I certainly appreciate the resourcefulness of the real estate moguls opposing Measure S, the Neighborhood Integrity Initiative. It is easy to appreciate their dilemma. They can’t exactly go to the public and state the truth. “We have a successful business model, and we want to keep it. Paying off elected officials so we can build our lucrative real estate projects where we want them is working out just fine for us, so why upset the apple cart?”
Instead, they have to pay big bucks to PR firms to create AstroTurf organizations that then claim their unplanned and therefore illegal projects are actually creating a tidy, well planned city. As for the supporters of Measure S, they are then tarnished with the claim they are clandestine advocates of urban sprawl hiding behind support for a strong General Plan for Los Angeles. Creative and convincing to some low information voters? Yes. Correct? Absolutely not. It is just more of the fake news and “alternative facts” we have recently heard so much about.
So, what is a wrong with their roundabout claim that LA’s General Plan, both existing and presumably when Measure S accelerates its update, is really a blueprint for urban sprawl? And what is wrong with their parallel argument that left to it momentum, land use decisions based on developers maximizing profit for individual parcels will somehow produce a Los Angeles that turns its back on sprawl in favor of a planned and sustainable city?
The answer is plenty!
The claim that supporters of the General Plan and its update – the essence of Measure S -- are supposedly opposed to density and instead really want sprawl is absolute nonsense.

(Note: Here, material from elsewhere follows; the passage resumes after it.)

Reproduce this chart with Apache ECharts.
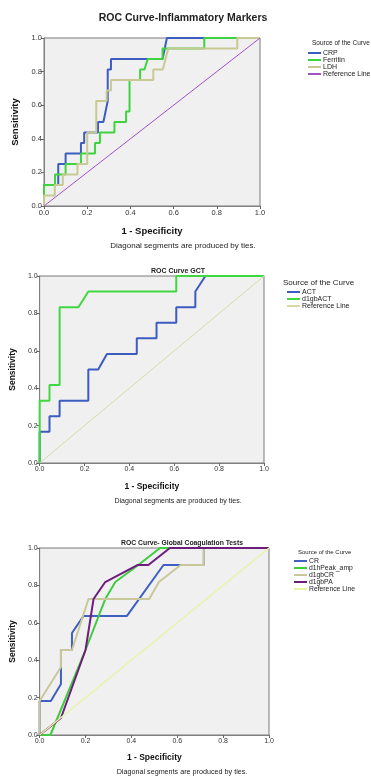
<!DOCTYPE html>
<html>
<head>
<meta charset="utf-8">
<script src="https://cdn.jsdelivr.net/npm/echarts@6/dist/echarts.min.js"></script>
<style>
html,body{margin:0;padding:0;background:#fff;}
#c{width:371px;height:776px;}
</style>
</head>
<body>
<div id="c"></div>
<script>
// ---------- Data (1 - Specificity, Sensitivity) ----------
// Panel 1: Inflammatory markers
const crp = [[0,0],[0,0.125],[0.066,0.125],[0.066,0.25],[0.1,0.25],[0.1,0.3125],[0.171,0.3125],[0.171,0.375],[0.186,0.375],[0.186,0.4375],[0.25,0.4375],[0.25,0.5],[0.275,0.5],[0.295,0.625],[0.295,0.8125],[0.31,0.8125],[0.31,0.875],[0.549,0.875],[0.569,1],[1,1]];
const ferritin = [[0,0],[0,0.125],[0.051,0.125],[0.051,0.1875],[0.1,0.1875],[0.1,0.25],[0.171,0.25],[0.171,0.3125],[0.236,0.3125],[0.236,0.375],[0.259,0.375],[0.259,0.4375],[0.326,0.4375],[0.326,0.5],[0.38,0.5],[0.38,0.5625],[0.396,0.5625],[0.396,0.75],[0.445,0.75],[0.445,0.8125],[0.465,0.8125],[0.48,0.875],[0.549,0.875],[0.549,0.9375],[0.742,0.9375],[0.742,1],[1,1]];
const ldh = [[0,0],[0,0.0625],[0.05,0.0625],[0.05,0.125],[0.087,0.125],[0.087,0.1875],[0.155,0.1875],[0.155,0.25],[0.2,0.25],[0.2,0.4375],[0.242,0.4375],[0.242,0.625],[0.29,0.625],[0.29,0.6875],[0.31,0.6875],[0.31,0.75],[0.506,0.75],[0.506,0.8125],[0.55,0.8125],[0.575,0.9375],[0.895,0.9375],[0.895,1],[1,1]];
// Panel 2: GCT
const act = [[0,0],[0,0.1667],[0.044,0.1667],[0.044,0.25],[0.089,0.25],[0.089,0.3333],[0.217,0.3333],[0.217,0.5],[0.261,0.5],[0.3,0.5833],[0.433,0.5833],[0.433,0.6667],[0.521,0.6667],[0.521,0.75],[0.609,0.75],[0.609,0.8333],[0.694,0.8333],[0.694,0.9167],[0.739,1],[1,1]];
const d1gbACT = [[0,0],[0,0.3333],[0.044,0.3333],[0.044,0.4167],[0.089,0.4167],[0.089,0.8333],[0.173,0.8333],[0.217,0.9167],[0.609,0.9167],[0.609,1],[1,1]];
// Panel 3: Global coagulation tests
const cr = [[0,0],[0,0.182],[0.049,0.182],[0.093,0.273],[0.093,0.364],[0.093,0.4545],[0.141,0.4545],[0.141,0.5455],[0.191,0.636],[0.38,0.636],[0.54,0.909],[0.716,0.909],[0.716,1],[1,1]];
const d1hPeakAmp = [[0,0],[0.047,0],[0.2,0.4545],[0.286,0.727],[0.33,0.818],[0.43,0.909],[0.525,1],[1,1]];
const d1gbCR = [[0,0],[0,0.182],[0.093,0.364],[0.093,0.4545],[0.141,0.4545],[0.213,0.727],[0.478,0.727],[0.52,0.818],[0.615,0.909],[0.716,0.909],[0.716,1],[1,1]];
const d1gbPA = [[0,0],[0.093,0.091],[0.2,0.4545],[0.235,0.727],[0.286,0.818],[0.426,0.909],[0.474,0.909],[0.568,1],[1,1]];
const refLine = [[0,0],[1,1]];
const tickValues = [0, 0.2, 0.4, 0.6, 0.8, 1.0];

// ---------- Chart ----------
const FONT = '"Liberation Sans", Arial, sans-serif';
const chart = echarts.init(document.getElementById('c'), null, {renderer:'canvas'});

const grids = [
  {left:44, top:38, width:216, height:168},
  {left:38, top:276, width:226, height:187},
  {left:39, top:548, width:230, height:187}
];
const xNameGap = [20, 19, 18];
const yNameGap = [23, 21, 22];
const nameSize = [9.5, 8.5, 8.5];
const tickSize = [7.5, 7, 7];

function mkX(i){
  return {gridIndex:i, type:'value', min:0, max:1, interval:0.2,
    name:'1 - Specificity', nameLocation:'middle', nameGap:xNameGap[i],
    nameTextStyle:{fontFamily:FONT, fontWeight:'bold', fontSize:nameSize[i], color:'#111'},
    axisLine:{show:true, lineStyle:{color:'#808080', width:1}},
    axisTick:{show:true, length:3, lineStyle:{color:'#666'}},
    axisLabel:{fontFamily:FONT, fontSize:tickSize[i], color:'#333', margin:3,
      formatter:v=>v.toFixed(1), showMinLabel:true, showMaxLabel:true},
    splitLine:{show:false}};
}
function mkY(i){
  return {gridIndex:i, type:'value', min:0, max:1, interval:0.2,
    name:'Sensitivity', nameLocation:'middle', nameGap:yNameGap[i], nameRotate:90,
    nameTextStyle:{fontFamily:FONT, fontWeight:'bold', fontSize:nameSize[i], color:'#111'},
    axisLine:{show:true, lineStyle:{color:'#808080', width:1}},
    axisTick:{show:true, length:3, lineStyle:{color:'#666'}},
    axisLabel:{fontFamily:FONT, fontSize:tickSize[i], color:'#333', margin:2,
      formatter:v=>v.toFixed(1), showMinLabel:true, showMaxLabel:true},
    splitLine:{show:false}};
}
function line(name, data, idx, color, width){
  return {name:name, type:'line', data:data, xAxisIndex:idx, yAxisIndex:idx,
    showSymbol:false, symbol:'none', clip:false, animation:false,
    color:color, lineStyle:{color:color, width:width}, z:2};
}
function txt(x, y, text, size, weight, align){
  return {type:'text', x:x, y:y, style:{text:text, fill:'#222',
    font:(weight||'normal')+' '+size+'px '+FONT, align:align||'center', verticalAlign:'middle'}};
}
function legend(left, top, names, size){
  return {left:left, top:top, orient:'vertical', data:names, selectedMode:false,
    icon:'rect', itemWidth:13, itemHeight:2, itemGap:0, padding:0,
    textStyle:{fontFamily:FONT, fontSize:size, color:'#222', lineHeight:7, padding:[0,0,0,-3]}};
}

const option = {
  backgroundColor:'#ffffff',
  animation:false,
  grid: grids.map(g=>Object.assign({show:true, backgroundColor:'#f0f0f0', borderColor:'#7a7a7a', borderWidth:1}, g)),
  xAxis:[mkX(0), mkX(1), mkX(2)],
  yAxis:[mkY(0), mkY(1), mkY(2)],
  legend:[
    legend(308, 49.5, ['CRP','Ferritin','LDH','Reference Line'], 7),
    legend(287, 288.5, ['ACT','d1gbACT','Reference Line '], 7),
    legend(294, 557.5, ['CR','d1hPeak_amp','d1gbCR','d1gbPA','Reference Line  '], 6.8)
  ],
  series:[
    line('CRP', crp, 0, '#3c5cbf', 2),
    line('Ferritin', ferritin, 0, '#3fd43f', 2),
    line('LDH', ldh, 0, '#c9c996', 2),
    line('Reference Line', refLine, 0, '#a052c6', 1),
    line('ACT', act, 1, '#3c5cbf', 2),
    line('d1gbACT', d1gbACT, 1, '#40d840', 2),
    line('Reference Line ', refLine, 1, '#d6dba6', 1),
    line('CR', cr, 2, '#3f60c0', 2),
    line('d1hPeak_amp', d1hPeakAmp, 2, '#40cc40', 2),
    line('d1gbCR', d1gbCR, 2, '#c8c89a', 2),
    line('d1gbPA', d1gbPA, 2, '#6e1d7c', 2),
    line('Reference Line  ', refLine, 2, '#eaf2a8', 1.5)
  ],
  graphic:[
    txt(183, 18, 'ROC Curve-Inflammatory Markers', 10.5, 'bold'),
    txt(312, 43, 'Source of the Curve', 6.5, 'normal', 'left'),
    txt(183, 246, 'Diagonal segments are produced by ties.', 8),
    txt(178, 271, 'ROC Curve GCT', 7, 'bold'),
    txt(283, 283, 'Source of the Curve', 8, 'normal', 'left'),
    txt(178, 501, 'Diagonal segments are produced by ties.', 7),
    txt(182, 543, 'ROC Curve- Global Coagulation Tests', 6.8, 'bold'),
    txt(298, 552, 'Source of the Curve', 6, 'normal', 'left'),
    txt(182, 772, 'Diagonal segments are produced by ties.', 7.2)
  ]
};
chart.setOption(option);
</script>
</body>
</html>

Measure S supporters, such as myself, have clearly laid out what we want, directly and by implication:
- A well planned city, including areas for high density, through an updated and unwavering General Plan.
- Planned alternative transportation modes, including those funded through Measure M, which LA County voters adopted in November 2016.
- Adherence to the City Charter’s provisions regarding General Plan amendments: “conformity with public necessity, convenience, general welfare and good zoning practice.”
- Systematic updates of the General Plan, including its Community Plans, based on extensive outreach to all Los Angeles neighborhoods.
- Orderly implementation of the General Plan through planned density and planned alternative transportation modes, per Measure M.
- Careful, annual monitoring of the city’s General Plan, including its implementation programs.
- Regular mid-course General Plan corrections when annual monitoring reveals that adopted plans are not achieving their objectives.
Measure S supporters have also clearly stated what we do not want:
- Unplanned development based on market whims.
- Weak EIRs and Statements of Overriding Considerations that allow unmitigatable levels of Green House Gases.
- Pay-to-play pat-a-cake between developers and elected officials so illegal projects can get spot-zones and spot-General Plan amendments.
- Auto-centric shopping and luxury towers that obtain their spot-zones and spot-plan ordinances through phony, unmonitored claims of being transit-oriented.
None of this remotely translates into support for urban sprawl, and, in fact, LA’s adopted plans have been distinctly anti-sprawl since the 1970s Concept Plan. This early plan evolved into the General Plan Framework, and its Transportation Chapter is also anti-sprawl, and is the new Mobility Element that the City Council recently adopted.
Furthermore, there is not the slightest chance that the update of the existing General Plan triggered by Measure S will somehow promote a decentralized, sprawl-prone city. That era is long gone, and this allegation is just the contrivance of worried beneficiaries of the status quo, those who are funding the opposition to Measure S.
While I see no evidence that this information about the actual anti-sprawl content of the prior, current, anticipated General Plan will have much impact on the true believers who imagine that unrestrained market forces beneficially shape LA’s land use patterns, I hope this information will sink in among those who sensed but could not quite identify the deceptive arguments from the anti-S groups.